Der Bundesgerichtshof hob die Freisprüche und Verurteilungen später allerdings auf und verwies die Verfahren zurück an das Landgericht. Unter anderem monierte der BGH Gerichtsangaben zufolge, dass bei den Freisprüchen wichtige Umstände zu den Sorgfaltspflichten außer Betracht gelassen worden seien.

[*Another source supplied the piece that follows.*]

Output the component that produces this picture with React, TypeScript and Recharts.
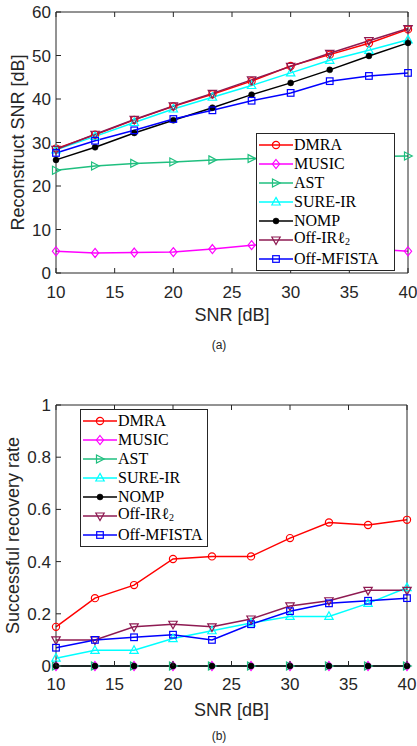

Gericht sieht „lediglich“ eine „mittelbare Verantwortlichkeit“
Nun wurden alle vier Verfahren vorläufig eingestellt. Das Gericht argumentierte, dass den Angeklagten „lediglich“ eine mittelbare Verantwortlichkeit für die Havarie der Baugrube zum Vorwurf gemacht werden könne. Für den unmittelbaren Schaden seien vielmehr die beiden einst Mitangeklagten, der Baggerfahrer und der Polier, in den Fokus zu nehmen, die nicht mehr verfolgt werden könnten. Im Verhältnis zu diesen beiden sei die „etwaige Verantwortlichkeit der verbliebenen Angeklagten als geringer zu bewerten“, hieß es.
Auch die lange Zeit, die seit dem Einsturz ins Land ging, spielte bei der Entscheidung eine Rolle. Das Gericht erklärte, dass das Interesse an weiterer Strafverfolgung mittlerweile gesunken sei. Seit dem Einsturz seien mehr als 15 Jahre vergangen. Zudem sei die Frage nach der technischen Ursache für das Unglück bereits hinreichend aufgeklärt worden. Darüber hinaus gebe es keine wesentlichen neuen Beweismittel.
Im Gegenteil: Es sei zu erwarten, dass sich Zeugen mittlerweile nur noch eingeschränkt erinnern könnten.